John Earnest, 22, of Rancho Peñasquitos, previously pleaded guilty to a 113-count federal indictment according to a U.S. Justice Department news release.

“All people deserve to live and worship peacefully,” U.S. Attorney General Merrick Garland, who is Jewish, said in the release. “This defendant’s conduct was an attempt to damage what makes our nation so great—our diversity. The Department of Justice stands with our Jewish and Muslim community members, we reject hate in all forms, and we are committed to prosecuting bias-motivated violence to the fullest extent.”

According to court documents, on the morning of April 27, 2019, the then 19-year-old Earnest drove to Chabad of Poway Synagogue where congregants were assembled for Passover Shabbat morning services.

Earnest entered the building armed with a fully loaded Smith and Wesson M&P 15 assault rifle with a 10-round magazine and a chest rig containing five more 10-round magazines. He then opened fire on the congregants.

Earnest killed Lori Gilbert-Kaye, 60, and wounded Rabbi Yisroel Goldstein, 8-year-old Noya Dahan and her 34-year old uncle, Almog Peretz.
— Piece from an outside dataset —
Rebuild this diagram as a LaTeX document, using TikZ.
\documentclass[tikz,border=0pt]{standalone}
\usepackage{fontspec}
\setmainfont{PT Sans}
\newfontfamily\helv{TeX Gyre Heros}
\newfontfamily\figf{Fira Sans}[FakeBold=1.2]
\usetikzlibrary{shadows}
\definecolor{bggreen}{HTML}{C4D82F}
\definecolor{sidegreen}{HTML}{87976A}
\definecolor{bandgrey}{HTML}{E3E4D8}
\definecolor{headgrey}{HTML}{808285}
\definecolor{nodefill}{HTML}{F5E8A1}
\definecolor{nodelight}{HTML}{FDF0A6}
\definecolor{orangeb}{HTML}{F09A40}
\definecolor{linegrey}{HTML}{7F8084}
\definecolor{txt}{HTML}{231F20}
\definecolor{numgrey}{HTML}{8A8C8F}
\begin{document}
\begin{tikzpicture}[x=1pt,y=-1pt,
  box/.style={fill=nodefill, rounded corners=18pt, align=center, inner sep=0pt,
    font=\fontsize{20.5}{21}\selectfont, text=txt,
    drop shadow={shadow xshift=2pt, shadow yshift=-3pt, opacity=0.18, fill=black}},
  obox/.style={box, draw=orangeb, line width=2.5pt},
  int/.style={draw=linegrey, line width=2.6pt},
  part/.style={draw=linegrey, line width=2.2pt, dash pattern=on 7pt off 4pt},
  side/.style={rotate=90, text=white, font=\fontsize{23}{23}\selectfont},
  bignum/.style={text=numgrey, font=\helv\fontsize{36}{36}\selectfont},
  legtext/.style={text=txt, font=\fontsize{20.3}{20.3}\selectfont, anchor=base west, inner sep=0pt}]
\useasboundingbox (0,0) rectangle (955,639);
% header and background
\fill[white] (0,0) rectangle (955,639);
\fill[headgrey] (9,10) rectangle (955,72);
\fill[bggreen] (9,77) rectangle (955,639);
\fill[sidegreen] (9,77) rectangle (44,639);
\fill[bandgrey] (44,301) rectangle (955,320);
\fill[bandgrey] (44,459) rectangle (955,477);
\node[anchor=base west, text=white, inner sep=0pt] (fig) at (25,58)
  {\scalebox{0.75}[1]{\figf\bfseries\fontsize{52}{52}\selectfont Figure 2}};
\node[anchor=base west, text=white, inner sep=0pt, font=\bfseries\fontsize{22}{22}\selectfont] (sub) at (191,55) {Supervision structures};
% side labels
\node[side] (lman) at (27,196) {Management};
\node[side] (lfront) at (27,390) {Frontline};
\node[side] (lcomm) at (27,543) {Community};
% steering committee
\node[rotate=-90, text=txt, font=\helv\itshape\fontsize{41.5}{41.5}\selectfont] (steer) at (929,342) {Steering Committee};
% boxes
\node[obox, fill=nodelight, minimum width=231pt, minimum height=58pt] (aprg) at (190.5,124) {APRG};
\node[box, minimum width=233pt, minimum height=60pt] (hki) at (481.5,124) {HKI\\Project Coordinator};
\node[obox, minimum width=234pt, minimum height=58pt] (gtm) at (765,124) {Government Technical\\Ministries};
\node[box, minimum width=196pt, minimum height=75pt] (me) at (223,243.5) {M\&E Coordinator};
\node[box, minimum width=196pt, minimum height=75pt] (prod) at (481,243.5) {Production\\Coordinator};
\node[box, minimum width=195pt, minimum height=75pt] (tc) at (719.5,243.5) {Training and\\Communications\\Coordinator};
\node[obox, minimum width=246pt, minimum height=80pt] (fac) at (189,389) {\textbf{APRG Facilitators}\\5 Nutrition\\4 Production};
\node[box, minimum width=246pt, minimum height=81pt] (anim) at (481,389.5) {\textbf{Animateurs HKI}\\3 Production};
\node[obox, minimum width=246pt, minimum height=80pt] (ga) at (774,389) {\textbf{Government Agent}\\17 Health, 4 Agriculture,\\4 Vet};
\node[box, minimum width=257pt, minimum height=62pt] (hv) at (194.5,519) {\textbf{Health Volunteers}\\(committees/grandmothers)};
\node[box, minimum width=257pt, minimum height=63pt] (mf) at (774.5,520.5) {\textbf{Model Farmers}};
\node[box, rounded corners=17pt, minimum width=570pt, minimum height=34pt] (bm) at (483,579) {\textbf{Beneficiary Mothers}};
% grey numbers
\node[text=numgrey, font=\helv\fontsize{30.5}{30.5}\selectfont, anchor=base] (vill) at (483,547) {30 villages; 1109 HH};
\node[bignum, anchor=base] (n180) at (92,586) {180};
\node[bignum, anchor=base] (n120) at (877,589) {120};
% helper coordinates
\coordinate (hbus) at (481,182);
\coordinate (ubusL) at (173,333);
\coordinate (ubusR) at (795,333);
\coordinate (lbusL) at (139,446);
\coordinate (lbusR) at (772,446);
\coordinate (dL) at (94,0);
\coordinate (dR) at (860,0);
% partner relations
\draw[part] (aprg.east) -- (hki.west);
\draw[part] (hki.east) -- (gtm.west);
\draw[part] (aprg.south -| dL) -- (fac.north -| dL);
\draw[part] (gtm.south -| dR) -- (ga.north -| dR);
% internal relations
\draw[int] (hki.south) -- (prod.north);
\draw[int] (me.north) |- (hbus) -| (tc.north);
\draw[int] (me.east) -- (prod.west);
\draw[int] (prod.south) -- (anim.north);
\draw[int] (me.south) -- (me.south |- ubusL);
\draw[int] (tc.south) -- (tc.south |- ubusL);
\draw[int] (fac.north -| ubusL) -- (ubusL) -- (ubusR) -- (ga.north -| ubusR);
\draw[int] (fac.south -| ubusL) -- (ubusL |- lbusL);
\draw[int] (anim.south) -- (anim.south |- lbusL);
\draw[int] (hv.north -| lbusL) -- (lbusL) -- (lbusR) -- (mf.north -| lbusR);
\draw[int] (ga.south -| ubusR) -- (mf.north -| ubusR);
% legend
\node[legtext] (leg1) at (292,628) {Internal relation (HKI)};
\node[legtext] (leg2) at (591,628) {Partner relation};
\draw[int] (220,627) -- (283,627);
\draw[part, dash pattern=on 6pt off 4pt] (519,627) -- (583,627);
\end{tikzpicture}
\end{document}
After emptying the magazine, he was rushed by several congregants. He fled in his car and shortly after called 911 and said that he had “just shot up a synagogue.” He was apprehended by law enforcement which found the rifle and additional ammunition in his car.

Earnest was a nursing student at Cal State San Marcos who had become radicalized with white supremacy, posting a manifesto on the internet expressing his hatred for Jews and Muslims.
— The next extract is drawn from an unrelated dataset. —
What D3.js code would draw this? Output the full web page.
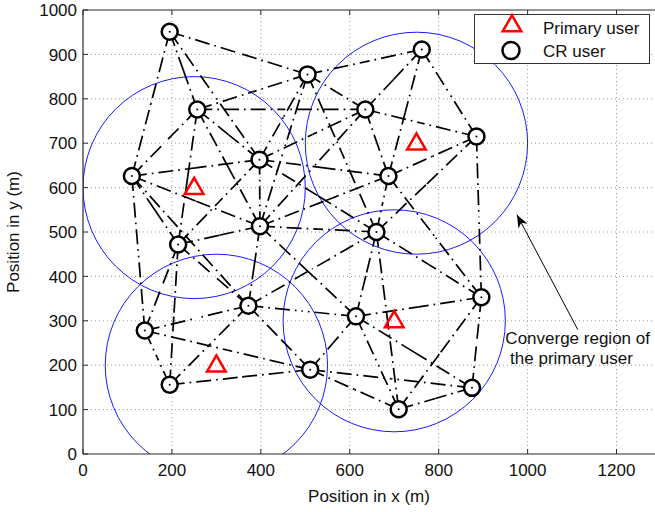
<!DOCTYPE html>
<html>
<head>
<meta charset="utf-8">
<script src="https://cdn.jsdelivr.net/npm/d3@7"></script>
<style>
  body { margin: 0; background: #fff; }
  svg { font-family: "Liberation Sans", Arial, sans-serif; }
</style>
</head>
<body>
<div id="chart"></div>
<script>
// --- data ---
// CR users (x, y in m)
const crX = [195, 505, 762, 257, 635, 885, 110, 397, 687, 214, 398, 660, 139, 372, 614, 896, 195, 511, 710, 875];
const crY = [951, 855, 911, 776, 776, 715, 626, 663, 626, 472, 513, 500, 278, 334, 310, 353, 156, 190, 101, 149];
// links between CR users (index pairs)
const links = [
  [0,1],[0,3],[0,6],[0,7],
  [1,2],[1,3],[1,4],[1,7],[1,10],[1,11],
  [2,4],[2,8],[2,5],
  [3,4],[3,6],[3,7],[3,9],[3,10],
  [4,5],[4,7],[4,8],[4,10],
  [5,8],[5,11],[5,15],
  [6,7],[6,9],[6,10],[6,12],[6,13],
  [7,8],[7,9],[7,10],[7,11],
  [8,11],[8,15],[8,10],
  [9,10],[9,12],[9,13],[9,16],
  [10,11],[10,13],[10,14],
  [11,13],[11,14],[11,15],[11,18],
  [12,13],[12,16],[12,17],
  [13,14],[13,16],[13,17],
  [14,15],[14,17],[14,18],[14,19],
  [15,18],[15,19],
  [16,17],
  [17,18],[17,19],
  [18,19]
];
// primary users and their coverage radius
const puX = [250, 750, 300, 700];
const puY = [600, 700, 200, 300];
const coverR = 250;

const xTicks = [0, 200, 400, 600, 800, 1000, 1200];
const yTicks = [0, 100, 200, 300, 400, 500, 600, 700, 800, 900, 1000];

const legendLabels = ["Primary user", "CR user"];
const noteLines = ["Converge region of", " the primary user"];
const noteXY = [950, 247];
const arrowFrom = [1113, 280];
const arrowTo = [976, 539];

// --- setup ---
const W = 655, H = 512;
const padLeft = 83, padTop = 10, padBottom = 454;
const x = d3.scaleLinear().domain([0, 1300]).range([padLeft, padLeft + 1300 * 0.4446]);
const y = d3.scaleLinear().domain([0, 1000]).range([padBottom, padTop]);

const svg = d3.select("#chart").append("svg")
  .attr("width", W).attr("height", H);

const defs = svg.append("defs");
defs.append("clipPath").attr("id", "plotclip")
  .append("rect")
  .attr("x", x(0)).attr("y", y(1000))
  .attr("width", x(1300) - x(0)).attr("height", y(0) - y(1000));

defs.append("marker")
  .attr("id", "ahead").attr("viewBox", "0 0 10 10")
  .attr("refX", 10).attr("refY", 5)
  .attr("markerWidth", 13).attr("markerHeight", 13)
  .attr("markerUnits", "userSpaceOnUse")
  .attr("orient", "auto")
  .append("path").attr("d", "M0,1 L10,5 L0,9 L3,5 Z").attr("fill", "#000");

// grid (dotted)
const grid = svg.append("g");
grid.selectAll(".gx").data(xTicks.filter(d => d > 0)).enter().append("line")
  .attr("x1", d => x(d)).attr("x2", d => x(d))
  .attr("y1", y(0)).attr("y2", y(1000))
  .attr("stroke", "#9a9a9a").attr("stroke-width", 1).attr("stroke-dasharray", "1,3");
grid.selectAll(".gy").data(yTicks.filter(d => d > 0 && d < 1000)).enter().append("line")
  .attr("x1", x(0)).attr("x2", x(1300))
  .attr("y1", d => y(d)).attr("y2", d => y(d))
  .attr("stroke", "#9a9a9a").attr("stroke-width", 1).attr("stroke-dasharray", "1,3");

const plot = svg.append("g").attr("clip-path", "url(#plotclip)");

// coverage regions
plot.selectAll(".cover").data(puX).enter().append("ellipse")
  .attr("cx", (d, i) => x(puX[i]))
  .attr("cy", (d, i) => y(puY[i]))
  .attr("rx", x(coverR) - x(0))
  .attr("ry", y(0) - y(coverR))
  .attr("fill", "none").attr("stroke", "#1a1aff").attr("stroke-width", 1);

// links: each drawn as two halves so the dash starts at both users
const halves = [];
links.forEach(([a, b]) => {
  const mx = (crX[a] + crX[b]) / 2, my = (crY[a] + crY[b]) / 2;
  halves.push([[crX[a], crY[a]], [mx, my]]);
  halves.push([[crX[b], crY[b]], [mx, my]]);
});
plot.selectAll(".link").data(halves).enter().append("line")
  .attr("x1", d => x(d[0][0])).attr("y1", d => y(d[0][1]))
  .attr("x2", d => x(d[1][0])).attr("y2", d => y(d[1][1]))
  .attr("stroke", "#000").attr("stroke-width", 1.7)
  .attr("stroke-dasharray", "15,5,1.7,5");

// CR users (marker hides the start of each link, leaving the spikes)
plot.selectAll(".cr").data(crX).enter().append("circle")
  .attr("cx", (d, i) => x(crX[i]))
  .attr("cy", (d, i) => y(crY[i]))
  .attr("r", 8)
  .attr("fill", "#fff").attr("stroke", "#000").attr("stroke-width", 2.5);
plot.selectAll(".crdot").data(crX).enter().append("circle")
  .attr("cx", (d, i) => x(crX[i]))
  .attr("cy", (d, i) => y(crY[i]))
  .attr("r", 1)
  .attr("fill", "#000");

// primary users
const tri = d3.symbol().type(d3.symbolTriangle).size(150);
plot.selectAll(".pu").data(puX).enter().append("path")
  .attr("d", tri)
  .attr("transform", (d, i) => `translate(${x(puX[i])},${y(puY[i]) + 1})`)
  .attr("fill", "none").attr("stroke", "#ff0000").attr("stroke-width", 2.5);

// axes box + ticks
const axisColor = "#2a2a2a";
svg.append("line").attr("x1", x(0)).attr("x2", x(1300)).attr("y1", y(0)).attr("y2", y(0))
  .attr("stroke", axisColor).attr("stroke-width", 1.2);
svg.append("line").attr("x1", x(0)).attr("x2", x(1300)).attr("y1", y(1000)).attr("y2", y(1000))
  .attr("stroke", axisColor).attr("stroke-width", 1.2);
svg.append("line").attr("x1", x(0)).attr("x2", x(0)).attr("y1", y(0)).attr("y2", y(1000))
  .attr("stroke", axisColor).attr("stroke-width", 1.2);

const ticks = svg.append("g").attr("stroke", axisColor).attr("stroke-width", 1);
xTicks.forEach(t => {
  ticks.append("line").attr("x1", x(t)).attr("x2", x(t)).attr("y1", y(0)).attr("y2", y(0) - 5);
  ticks.append("line").attr("x1", x(t)).attr("x2", x(t)).attr("y1", y(1000)).attr("y2", y(1000) + 5);
});
yTicks.forEach(t => {
  ticks.append("line").attr("x1", x(0)).attr("x2", x(0) + 5).attr("y1", y(t)).attr("y2", y(t));
});

svg.selectAll(".xl").data(xTicks).enter().append("text")
  .attr("x", d => x(d)).attr("y", y(0) + 22)
  .attr("text-anchor", "middle").attr("font-size", 17).attr("fill", "#111")
  .text(d => d);
svg.selectAll(".yl").data(yTicks).enter().append("text")
  .attr("x", x(0) - 6).attr("y", d => y(d)).attr("dy", "0.36em")
  .attr("text-anchor", "end").attr("font-size", 17).attr("fill", "#111")
  .text(d => d);

svg.append("text")
  .attr("x", (x(0) + x(1300)) / 2 - 3).attr("y", 502)
  .attr("text-anchor", "middle").attr("font-size", 17).attr("fill", "#111")
  .text("Position in x (m)");
svg.append("text")
  .attr("transform", `translate(19,${(y(0) + y(1000)) / 2}) rotate(-90)`)
  .attr("text-anchor", "middle").attr("font-size", 17).attr("fill", "#111")
  .text("Position in y (m)");

// annotation
svg.append("line")
  .attr("x1", x(arrowFrom[0])).attr("y1", y(arrowFrom[1]))
  .attr("x2", x(arrowTo[0])).attr("y2", y(arrowTo[1]))
  .attr("stroke", "#000").attr("stroke-width", 1)
  .attr("marker-end", "url(#ahead)");
svg.selectAll(".note").data(noteLines).enter().append("text")
  .attr("x", x(noteXY[0])).attr("y", (d, i) => y(noteXY[1]) + i * 20)
  .attr("font-size", 17).attr("fill", "#111")
  .attr("xml:space", "preserve")
  .text(d => d);

// legend
const lg = svg.append("g");
lg.append("rect").attr("x", 474.5).attr("y", 14.5).attr("width", 175).attr("height", 49)
  .attr("fill", "#fff").attr("stroke", "#333").attr("stroke-width", 1);
lg.append("path").attr("d", tri).attr("transform", "translate(512,26)")
  .attr("fill", "none").attr("stroke", "#ff0000").attr("stroke-width", 2.5);
lg.append("circle").attr("cx", 511).attr("cy", 50.5).attr("r", 8.5)
  .attr("fill", "none").attr("stroke", "#000").attr("stroke-width", 2.5);
lg.selectAll(".lt").data(legendLabels).enter().append("text")
  .attr("x", 543).attr("y", (d, i) => 34 + i * 23)
  .attr("font-size", 17).attr("fill", "#111")
  .text(d => d);
</script>
</body>
</html>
“I can only kill so many Jews,” he wrote, “I only wish I killed more.”

“Hate has no place in our society and bias-motivated violence will not be tolerated,” said Assistant Attorney General Kristen Clarke of the Justice Department’s Civil Rights Division in the release. “By committing these heinous and senseless acts of violence against Jewish and Muslim community members, this defendant violated our most basic American ideal: all persons are created equal.”

Tuesday’s decision is the final step in Earnest’s prosecution. He previously pleaded guilty to state charges of murder, attempted murder and hate crimes in the San Diego Superior Court in July, by reaching a deal with prosecutors that allowed him to avoid the death penalty and receive life in prison without parole according to the Los Angeles Times.

It is still unknown whether Earnest will serve his sentence in a state or federal prison.

U.S. District Court Judge Anthony Battaglia recommended Earnest serve the sentence in federal custody but that it would be up to the U.S. Bureau of Prisons to accept him, according to the Times.